Stadsbygd to southeast from Bliksåskammen, June 2003
(Photo courtesy of Børge Solem)

The old Stadsbygd parish (prestegjeld) included what today is known as Stadsbygd, Rissa and Hasselvika on the north side of the fjord (now, along with Leksvik, in Indre Fosen kommune) and Lensvik and Ingdalen on the south side (now in Agdenes kommune). In the past, it had a broader application. The rissværing, Johan Bojer, used staværinger in his classic 1921 novel, Den siste viking (published in English as The Last of the Vikings) for the fishing people of Sør-Trøndelag generally, including his beloved Rissa.  In an unpublished 1958 letter, he said he was following Lofoten speech (Lofoten is the prime cod fishing ground off northwestern Norway), which used the term for people “all the way from Bjørnør and in toward Innherred” (that is, from northwestern S-T to the districts around inner Trondheim Fjord).  The style of boats from the region, staværingsbåter (more properly called Åfjordsbåter), also got its name from this Lofoten usage.  There is a museum in Stadsbygd called Museet Kystens Arv (Coastal Heritage Museum) where you can see these boats being built just as they have been for a millenium.

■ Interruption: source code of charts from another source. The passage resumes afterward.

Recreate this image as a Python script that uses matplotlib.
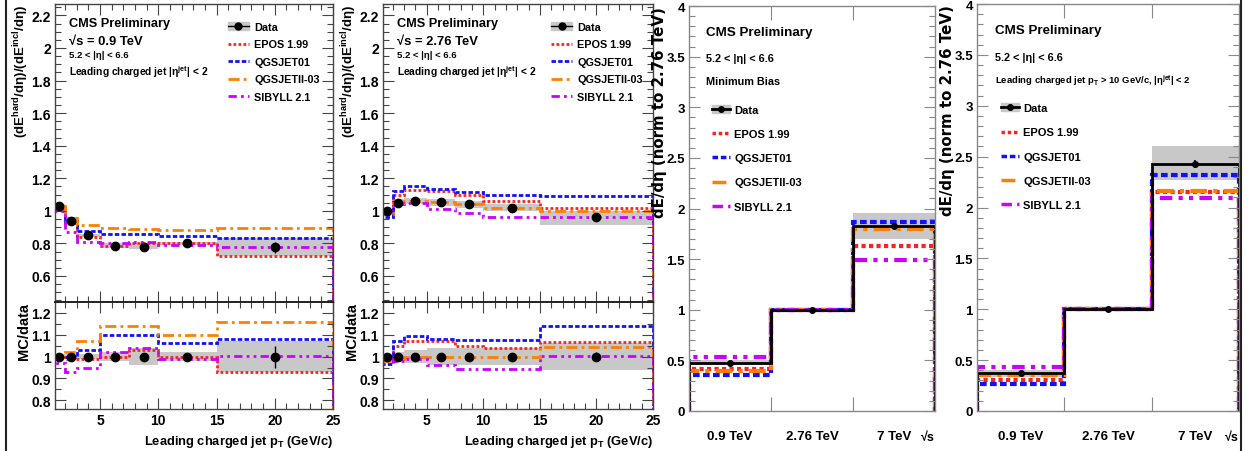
import matplotlib
matplotlib.use('Agg')
import matplotlib.pyplot as plt
from matplotlib.patches import Patch
from matplotlib.lines import Line2D
from matplotlib.ticker import MultipleLocator

FAM = ['Liberation Sans', 'DejaVu Sans']
plt.rcParams['font.family'] = FAM
plt.rcParams['font.weight'] = 'bold'
plt.rcParams['axes.labelweight'] = 'bold'
plt.rcParams['mathtext.fontset'] = 'custom'
plt.rcParams['mathtext.rm'] = 'Liberation Sans:bold'
plt.rcParams['mathtext.it'] = 'Liberation Sans:bold'
plt.rcParams['mathtext.bf'] = 'Liberation Sans:bold'

# ---------------- data: pT-binned ratios ----------------
pt_edges = [1, 2, 3, 5, 7.5, 10, 15, 25]
pt_centers = [1.5, 2.5, 4, 6.25, 8.75, 12.5, 20]

# sqrt(s) = 0.9 TeV
data09 = [1.03, 0.935, 0.85, 0.785, 0.78, 0.80, 0.775]
data09_lo = [1.02, 0.925, 0.84, 0.77, 0.765, 0.79, 0.72]
data09_hi = [1.04, 0.945, 0.86, 0.80, 0.80, 0.81, 0.83]
data09_err = [0.006, 0.006, 0.006, 0.006, 0.006, 0.006, 0.035]
epos09 = [1.03, 0.925, 0.84, 0.785, 0.80, 0.80, 0.72]
qgs01_09 = [1.02, 0.94, 0.875, 0.86, 0.855, 0.845, 0.835]
qgs2_09 = [1.03, 0.955, 0.91, 0.895, 0.89, 0.88, 0.895]
sib09 = [1.00, 0.87, 0.81, 0.80, 0.81, 0.79, 0.775]
r_epos09 = [1.0, 0.99, 0.99, 1.0, 1.03, 1.0, 0.93]
r_qgs01_09 = [1.0, 1.0, 1.03, 1.10, 1.10, 1.06, 1.08]
r_qgs2_09 = [1.0, 1.02, 1.07, 1.14, 1.14, 1.10, 1.16]
r_sib09 = [0.97, 0.93, 0.95, 1.02, 1.04, 0.99, 1.005]
r_band09_lo = [0.99, 0.99, 0.99, 0.98, 0.96, 0.98, 0.93]
r_band09_hi = [1.01, 1.01, 1.01, 1.02, 1.04, 1.02, 1.07]
r_err09 = [0.005, 0.005, 0.005, 0.005, 0.005, 0.005, 0.05]

# sqrt(s) = 2.76 TeV
data276 = [1.0, 1.05, 1.06, 1.055, 1.04, 1.02, 0.96]
data276_lo = [0.99, 1.03, 1.04, 1.03, 1.02, 1.00, 0.91]
data276_hi = [1.01, 1.07, 1.08, 1.07, 1.06, 1.04, 1.00]
data276_err = [0.006, 0.006, 0.006, 0.006, 0.006, 0.006, 0.02]
epos276 = [0.98, 1.10, 1.13, 1.12, 1.10, 1.06, 1.02]
qgs01_276 = [0.96, 1.12, 1.155, 1.135, 1.115, 1.095, 1.09]
qgs2_276 = [0.98, 1.045, 1.06, 1.055, 1.04, 1.02, 1.00]
sib276 = [1.0, 1.04, 1.045, 1.01, 0.985, 0.965, 0.965]
r_epos276 = [0.98, 1.05, 1.07, 1.07, 1.05, 1.04, 1.065]
r_qgs01_276 = [0.965, 1.07, 1.095, 1.08, 1.075, 1.075, 1.14]
r_qgs2_276 = [0.98, 0.99, 1.0, 1.0, 1.0, 1.0, 1.045]
r_sib276 = [1.0, 0.98, 0.99, 0.96, 0.945, 0.945, 1.005]
r_band276_lo = [0.99, 0.98, 0.97, 0.96, 0.96, 0.96, 0.94]
r_band276_hi = [1.01, 1.02, 1.03, 1.04, 1.04, 1.04, 1.06]
r_err276 = [0.005, 0.005, 0.005, 0.005, 0.005, 0.005, 0.02]

# ---------------- data: energy dependence ----------------
energies = ['0.9 TeV', '2.76 TeV', '7 TeV']
mb_data = [0.47, 1.0, 1.83]
mb_lo = [0.45, 1.0, 1.70]
mb_hi = [0.50, 1.0, 1.96]
mb_err = [0.02, 0.02, 0.03]
mb_epos = [0.41, 1.0, 1.63]
mb_qgs01 = [0.36, 1.0, 1.87]
mb_qgs2 = [0.40, 1.0, 1.80]
mb_sib = [0.53, 1.0, 1.49]

jet_data = [0.37, 1.0, 2.43]
jet_lo = [0.33, 1.0, 2.27]
jet_hi = [0.40, 1.0, 2.60]
jet_err = [0.02, 0.02, 0.04]
jet_epos = [0.30, 1.0, 2.15]
jet_qgs01 = [0.27, 1.0, 2.32]
jet_qgs2 = [0.35, 1.0, 2.16]
jet_sib = [0.43, 1.0, 2.09]

models = ['EPOS 1.99', 'QGSJET01', 'QGSJETII-03', 'SIBYLL 2.1']
colors = ['#ff2020', '#1010ff', '#ff7f00', '#cc00ff']
styles = [(0, (1, 0.8)), (0, (1.6, 0.8)), (0, (4, 1.5, 1, 1.5)), (0, (3, 1.5, 1, 1.5, 1, 1.5))]
BAND = '#c8c8c8'

W, H = 1250, 452
fig = plt.figure(figsize=(W / 100, H / 100), dpi=100)


def box(l, t, r, b):
    return [l / W, 1 - b / H, (r - l) / W, (b - t) / H]


def style_axes(ax, col, size=10):
    for s in ax.spines.values():
        s.set_color(col)
        s.set_linewidth(1.0)
    ax.tick_params(which='both', direction='in', top=True, right=True, color=col,
                   labelsize=size, pad=3)
    ax.tick_params(which='major', length=8, width=0.8)
    ax.tick_params(which='minor', length=4, width=0.8)


def bold_ticks(ax):
    for lab in ax.get_xticklabels() + ax.get_yticklabels():
        lab.set_fontweight('bold')


def pt_panel(l, r, main, lo, hi, err, mcs, rats, rlo, rhi, rerr, energy_txt):
    axm = fig.add_axes(box(l, 5, r, 303))
    axr = fig.add_axes(box(l, 303, r, 410))
    for ax in (axm, axr):
        style_axes(ax, '#444444')
        ax.set_xlim(1.13, 25)
        ax.xaxis.set_major_locator(MultipleLocator(5))
        ax.xaxis.set_minor_locator(MultipleLocator(1))
    axr.spines['top'].set_color('#222222')
    axr.spines['top'].set_linewidth(1.4)
    axm.tick_params(labelbottom=False)
    # main
    axm.stairs(hi, pt_edges, baseline=lo, fill=True, color=BAND, lw=0)
    for vals, c, ls in zip(mcs, colors, styles):
        axm.stairs(vals, pt_edges, color=c, ls=ls, lw=2.0)
    axm.errorbar(pt_centers, main, yerr=err, fmt='o', color='black', ms=6, lw=1, capsize=0)
    axm.set_ylim(0.44, 2.27)
    axm.yaxis.set_minor_locator(MultipleLocator(0.05))
    axm.set_yticks([0.6, 0.8, 1.0, 1.2, 1.4, 1.6, 1.8, 2.0, 2.2],
                   ['0.6', '0.8', '1', '1.2', '1.4', '1.6', '1.8', '2', '2.2'])
    axm.set_ylabel('(dE$^{hard}$/dη)/(dE$^{incl}$/dη)', loc='top', fontsize=9.5)
    lx = -24 / (r - l)
    axm.yaxis.set_label_coords(lx, 1.0)
    # ratio
    ones = [1.0] * len(pt_centers)
    axr.stairs(rhi, pt_edges, baseline=rlo, fill=True, color=BAND, lw=0)
    for vals, c, ls in zip(rats, colors, styles):
        axr.stairs(vals, pt_edges, color=c, ls=ls, lw=2.0)
    axr.errorbar(pt_centers, ones, yerr=rerr, fmt='o', color='black', ms=6, lw=1, capsize=0)
    axr.set_ylim(0.76, 1.25)
    axr.yaxis.set_minor_locator(MultipleLocator(0.05))
    axr.set_yticks([0.8, 0.9, 1.0, 1.1, 1.2], ['0.8', '0.9', '1', '1.1', '1.2'])
    axr.set_ylabel('MC/data', loc='top', fontsize=10.5)
    axr.yaxis.set_label_coords(lx, 1.0)
    axr.set_xlabel('Leading charged jet p$_{T}$ (GeV/c)', loc='right', fontsize=9.3, labelpad=4)
    bold_ticks(axm)
    bold_ticks(axr)
    # texts
    axm.text(0.052, 0.935, 'CMS Preliminary', transform=axm.transAxes, fontsize=9.2, va='center')
    axm.text(0.052, 0.875, '√s = ' + energy_txt, transform=axm.transAxes, fontsize=9.4, va='center')
    axm.text(0.052, 0.83, '5.2 < |η| < 6.6', transform=axm.transAxes, fontsize=6.8, va='center')
    axm.text(0.052, 0.775, 'Leading charged jet |η$^{jet}$| < 2', transform=axm.transAxes,
             fontsize=7.4, va='center')
    handles = [(Patch(color=BAND), Line2D([], [], color='black', marker='o', ms=5, lw=1))]
    handles += [Line2D([], [], color=c, ls=ls, lw=2) for c, ls in zip(colors, styles)]
    axm.legend(handles, ['Data'] + models, loc='upper left', bbox_to_anchor=(0.605, 0.955),
               frameon=False, fontsize=7.8, handlelength=2.0, labelspacing=0.7,
               handletextpad=0.45, borderaxespad=0)
    return axm, axr


pt_panel(55, 333, data09, data09_lo, data09_hi, data09_err,
         [epos09, qgs01_09, qgs2_09, sib09], [r_epos09, r_qgs01_09, r_qgs2_09, r_sib09],
         r_band09_lo, r_band09_hi, r_err09, '0.9 TeV')
pt_panel(383, 653, data276, data276_lo, data276_hi, data276_err,
         [epos276, qgs01_276, qgs2_276, sib276], [r_epos276, r_qgs01_276, r_qgs2_276, r_sib276],
         r_band276_lo, r_band276_hi, r_err276, '2.76 TeV')


def energy_panel(l, t, r, vals, lo, hi, err, mcs, texts):
    ax = fig.add_axes(box(l, t, r, 412))
    style_axes(ax, '#888888', size=9.5)
    edges = list(range(len(energies) + 1))
    centers = [i + 0.5 for i in range(len(energies))]
    ax.stairs(hi, edges, baseline=lo, fill=True, color=BAND, lw=0)
    for v, c, ls in zip(mcs, colors, styles):
        ax.stairs(v, edges, color=c, ls=ls, lw=3.0)
    ax.stairs(vals, edges, color='black', lw=2.0)
    ax.errorbar(centers, vals, yerr=err, fmt='o', color='black', ms=4, lw=1.2, capsize=0)
    ax.set_xlim(0, len(energies))
    ax.set_ylim(0, 4)
    ax.set_xticks(centers, energies)
    ax.set_xticks(edges[1:-1], minor=True)
    ax.tick_params(axis='x', which='major', length=0, pad=14, labelsize=9.5)
    ax.tick_params(axis='x', which='minor', length=10)
    ax.yaxis.set_minor_locator(MultipleLocator(0.1))
    ax.set_yticks([0, 0.5, 1, 1.5, 2, 2.5, 3, 3.5, 4],
                  ['0', '0.5', '1', '1.5', '2', '2.5', '3', '3.5', '4'])
    bold_ticks(ax)
    ax.set_ylabel('dE/dη (norm to 2.76 TeV)', loc='top', fontsize=10.8, family=['DejaVu Sans'])
    ax.yaxis.set_label_coords(-22 / (r - l), 1.0)
    ax.text(1.0, -0.05, '√s', transform=ax.transAxes, ha='right', va='top', fontsize=9)
    ys = [0.936, 0.871, 0.815]
    for (txt, fs), y in zip(texts, ys):
        ax.text(0.07, y, txt, transform=ax.transAxes, va='center', fontsize=fs)
    handles = [(Patch(color=BAND), Line2D([], [], color='black', marker='o', ms=4, lw=2))]
    handles += [Line2D([], [], color=c, ls=ls, lw=2.5) for c, ls in zip(colors, styles)]
    ax.legend(handles, ['Data'] + models, loc='upper left', bbox_to_anchor=(0.075, 0.767),
              frameon=False, handlelength=1.6, labelspacing=1.28, fontsize=8,
              handletextpad=0.4, borderaxespad=0)
    return ax


energy_panel(689, 7, 935, mb_data, mb_lo, mb_hi, mb_err, [mb_epos, mb_qgs01, mb_qgs2, mb_sib],
             [('CMS Preliminary', 9.6), ('5.2 < |η| < 6.6', 7.8), ('Minimum Bias', 7.8)])
energy_panel(977, 5, 1239, jet_data, jet_lo, jet_hi, jet_err, [jet_epos, jet_qgs01, jet_qgs2, jet_sib],
             [('CMS Preliminary', 9.6), ('5.2 < |η| < 6.6', 7.8),
              ('Leading charged jet p$_{T}$ > 10 GeV/c, |η$^{jet}$| < 2', 6.8)])

# outer frame lines of the composed image
fig.add_artist(Line2D([6 / W, 6 / W], [0, 1], transform=fig.transFigure, color='#222222', lw=1.5))
fig.add_artist(Line2D([1241 / W, 1241 / W], [0, 1], transform=fig.transFigure, color='#222222', lw=1.5))

fig.savefig('out.png', dpi=100)
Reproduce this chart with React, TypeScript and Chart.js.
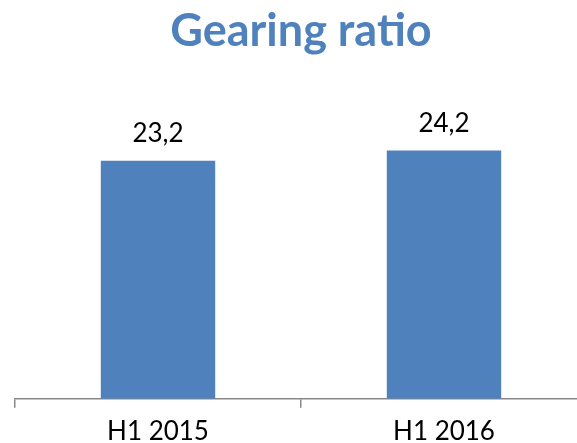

Geographically, Stadsbygd is located at 63.5° North latitude (similar to Denali/Mt. McKinley in Alaska, the northern end of Hudson Bay in Canada, southern Iceland, or central Siberia in Russia) and 10.0° East longitude (due north of Hamburg, Germany and easternmost Switzerland).  It is at the southern point of Fosen where the fjord bends to the northwest on the way from Trondheim to the sea. It is 13 mi. (21 km.) west-northwest of Trondheim and 247 mi. (397 km.) north of Oslo. To get to Stadsbygd from Trondheim, take the highway west of town along the fjord 13 kilometers to the Flakk ferry.  Take the ferry to Rørvik, which is in the eastern part of Stadsbygd.

Stadsbygd gets its name from Staðr or Stað (Old Norse spelling), the old (pre-1500) name for the southernmost point of Fosen which extends out into Trondheimsfjord and around which ships must pass on their way from Trondheim as they turn there northwesterly to the sea.  Stad means "place." Stad is also the name for other promontories in Sogn og Fjordane county, Norway and in Iceland. Bygd means "country settlement that usually forms an administrative unit (parish, township)." In Norway, Stadsbygd is often referred to as Stadsbygda or Stadsbygden (the Stadsbygd).

Most of what I know about Stadsbygd and staværinger comes from several visits since 1986 ; from the novels of Johan Bojer, who wrote from his knowledge of the lives of people in the district; and most especially from books written by my late 3rd cousin (firmenning), Kristoffer Rein, Stadsbygd: Ei bok om bygda og folket fra fjern fortid og fram til 1980-åra (a four-volume history or bygdebøker of the farms of Stadsbygd since the Reformation, published between 1981 and 1988) and, with Kjell Dahle, Stadsbygd Sparebank: Bank og bygd i 100 år (a history of the township and its bank, published in 1992).


Stadsbygd kirke, March 2001 (Photo by Dennis Haarsager)

As is the case in most rural communities around the world that have been settled for centuries, staværinger are interrelated. If you can trace an ancestor to Stadsbygd, the chances are excellent that we are at least distantly related.  Thanks to Kristoffer's bygdebøker and help from several other staværinger in the United States, I now have a Family Tree Maker file of over 21,600 names (the online surname list usually runs a bit behind).  A limited version of this database can now be accessed and searched from this site (Stadsbygd Genealogy).